Well, at the limits of performance, you're still looking at additional copies to get the cached data from the cache to the program, then probably another copy to get it from the input to the output, plus several context switches (which, even if they may ultimately have a relatively small effect on throughput, will increase latency). Having it in-process can be faster, if you're willing to pay the complexity price.

Again, it's almost certainly premature optimization to start with that design, but if that's where your optimization leads you, it's not that surprising.

FWIW, I wrote something myself that hits a similar problem, but in a completely different dimension: https://github.com/thejerf/gomempool My problem was that I had an otherwise rather placid program (from an allocation perspective) that liked to allocate buffers for messages that were many hundreds of kilobytes to low numbers of megabytes in size.
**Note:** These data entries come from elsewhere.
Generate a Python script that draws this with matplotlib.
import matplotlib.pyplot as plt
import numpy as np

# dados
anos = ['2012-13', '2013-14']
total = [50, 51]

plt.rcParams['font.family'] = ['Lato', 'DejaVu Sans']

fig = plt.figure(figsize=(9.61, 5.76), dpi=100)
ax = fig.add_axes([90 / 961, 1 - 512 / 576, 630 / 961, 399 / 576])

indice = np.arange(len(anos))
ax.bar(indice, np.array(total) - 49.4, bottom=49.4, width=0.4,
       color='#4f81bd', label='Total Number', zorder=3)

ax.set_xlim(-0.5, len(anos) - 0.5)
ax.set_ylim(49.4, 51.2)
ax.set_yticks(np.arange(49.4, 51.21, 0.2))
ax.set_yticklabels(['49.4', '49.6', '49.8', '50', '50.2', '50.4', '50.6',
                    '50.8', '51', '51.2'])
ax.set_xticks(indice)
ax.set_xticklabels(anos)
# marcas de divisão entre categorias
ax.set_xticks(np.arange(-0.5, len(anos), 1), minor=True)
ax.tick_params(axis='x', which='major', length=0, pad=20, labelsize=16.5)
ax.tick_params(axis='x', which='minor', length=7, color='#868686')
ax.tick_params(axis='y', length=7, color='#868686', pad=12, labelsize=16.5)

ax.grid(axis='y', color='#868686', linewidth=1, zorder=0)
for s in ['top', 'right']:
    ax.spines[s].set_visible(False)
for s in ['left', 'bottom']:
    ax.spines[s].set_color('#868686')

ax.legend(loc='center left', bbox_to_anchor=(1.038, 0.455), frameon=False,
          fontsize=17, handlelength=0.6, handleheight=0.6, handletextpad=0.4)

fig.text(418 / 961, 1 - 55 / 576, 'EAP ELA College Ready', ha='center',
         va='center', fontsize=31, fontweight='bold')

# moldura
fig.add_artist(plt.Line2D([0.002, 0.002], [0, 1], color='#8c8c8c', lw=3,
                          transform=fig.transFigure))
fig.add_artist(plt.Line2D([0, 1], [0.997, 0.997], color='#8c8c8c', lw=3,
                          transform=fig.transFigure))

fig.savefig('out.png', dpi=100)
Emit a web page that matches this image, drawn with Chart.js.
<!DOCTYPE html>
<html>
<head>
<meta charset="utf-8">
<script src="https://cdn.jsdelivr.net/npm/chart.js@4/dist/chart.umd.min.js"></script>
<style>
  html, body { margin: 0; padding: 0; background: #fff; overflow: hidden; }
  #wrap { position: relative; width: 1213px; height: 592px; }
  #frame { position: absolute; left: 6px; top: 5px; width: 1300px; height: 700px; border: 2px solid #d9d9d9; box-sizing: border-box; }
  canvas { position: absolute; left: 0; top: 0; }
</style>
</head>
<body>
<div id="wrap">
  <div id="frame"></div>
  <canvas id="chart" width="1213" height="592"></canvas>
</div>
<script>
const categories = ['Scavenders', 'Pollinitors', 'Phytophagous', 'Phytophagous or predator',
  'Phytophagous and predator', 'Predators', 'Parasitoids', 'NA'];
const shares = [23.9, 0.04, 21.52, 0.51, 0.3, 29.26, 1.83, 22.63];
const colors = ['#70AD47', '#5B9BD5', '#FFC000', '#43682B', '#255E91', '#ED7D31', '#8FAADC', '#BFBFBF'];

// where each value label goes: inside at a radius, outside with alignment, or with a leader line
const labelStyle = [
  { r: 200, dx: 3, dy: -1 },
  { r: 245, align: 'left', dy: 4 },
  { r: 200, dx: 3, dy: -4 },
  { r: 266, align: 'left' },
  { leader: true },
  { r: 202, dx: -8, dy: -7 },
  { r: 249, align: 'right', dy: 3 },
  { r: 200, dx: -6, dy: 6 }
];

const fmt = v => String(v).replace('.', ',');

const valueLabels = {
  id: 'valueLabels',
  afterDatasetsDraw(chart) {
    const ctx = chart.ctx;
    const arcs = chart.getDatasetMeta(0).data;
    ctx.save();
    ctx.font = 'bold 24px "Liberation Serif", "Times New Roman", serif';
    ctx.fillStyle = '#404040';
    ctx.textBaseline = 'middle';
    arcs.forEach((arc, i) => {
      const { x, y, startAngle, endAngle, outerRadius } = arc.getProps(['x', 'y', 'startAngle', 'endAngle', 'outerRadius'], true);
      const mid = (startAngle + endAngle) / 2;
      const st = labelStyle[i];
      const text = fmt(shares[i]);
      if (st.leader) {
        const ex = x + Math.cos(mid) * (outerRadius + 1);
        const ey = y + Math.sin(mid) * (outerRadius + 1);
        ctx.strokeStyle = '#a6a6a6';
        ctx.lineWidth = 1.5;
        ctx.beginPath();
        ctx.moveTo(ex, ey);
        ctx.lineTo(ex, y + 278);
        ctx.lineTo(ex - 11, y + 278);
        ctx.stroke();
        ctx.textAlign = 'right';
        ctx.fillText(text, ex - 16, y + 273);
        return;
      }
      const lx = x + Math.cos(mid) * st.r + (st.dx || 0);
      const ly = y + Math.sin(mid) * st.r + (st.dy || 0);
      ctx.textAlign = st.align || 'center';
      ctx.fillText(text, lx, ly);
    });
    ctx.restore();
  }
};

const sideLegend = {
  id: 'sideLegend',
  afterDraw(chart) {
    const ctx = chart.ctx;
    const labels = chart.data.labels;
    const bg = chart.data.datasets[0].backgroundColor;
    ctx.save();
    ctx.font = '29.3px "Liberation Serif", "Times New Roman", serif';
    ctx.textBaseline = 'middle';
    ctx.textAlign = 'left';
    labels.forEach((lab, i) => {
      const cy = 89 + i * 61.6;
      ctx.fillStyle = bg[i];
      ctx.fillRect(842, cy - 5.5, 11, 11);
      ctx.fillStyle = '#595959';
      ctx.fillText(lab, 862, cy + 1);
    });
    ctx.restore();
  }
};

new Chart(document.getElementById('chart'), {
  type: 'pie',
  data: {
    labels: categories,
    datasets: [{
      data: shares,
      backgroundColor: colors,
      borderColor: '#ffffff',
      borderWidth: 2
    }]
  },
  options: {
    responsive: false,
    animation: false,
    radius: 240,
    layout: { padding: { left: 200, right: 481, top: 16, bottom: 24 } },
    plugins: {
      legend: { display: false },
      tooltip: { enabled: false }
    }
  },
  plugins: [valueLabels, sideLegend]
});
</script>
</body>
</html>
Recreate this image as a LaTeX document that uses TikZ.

In normal usage, only maybe one or two of these are ever in use at a time, but I use hundreds per second. In my case, each individual GC was actually not that big a deal, but I was triggering them every few seconds. The GC would see a lot of large allocs, and then successfully clean them up, meaning that the next batch of large allocations would be seen as crossing the threshold again. My stats clearly showed that on this system, once I started pooling my []byte I never even filled up the memory pool itself, and my GCs plummeted so far that I wouldn't even particularly care if they took half-a-second apiece anymore, which they don't. Almost everything other than those large message buffers were stack-alloc'ed anyhow.

You're certainly right that it's a possible and viable alternative. The reason I didn't go that way is quite simple: I always try and do my best to avoid external dependencies. One of the reason I really love Go is its ease of deployment thanks to its lack of dependencies: I love the idea of being just one scp away from running in staging/production; no more, no less.

I know many people won't agree with that, and there are definitely good reasons not to; and still, as far as I'm concerned, minimizing the complexity of my software stack means there's one less thing that I'll have to worry about, and at the end of the day, that is really quite the upside.

One might actually suffer from GC overhead much more than that, i.e. it might be the number one thing to be aware of and optimize, especially if your program has millions of pointers and/or a large heap.
Much more than "a realistic chance of optimizing everything else to the point that GC time becomes your biggest problem"?
Yes, these days, GC might easily be the biggest problem to the point that focusing on anything else would be a waste of time and premature optimization.

GC pauses can be anywhere between 300ms to 30 seconds or more when it starts becoming an issue.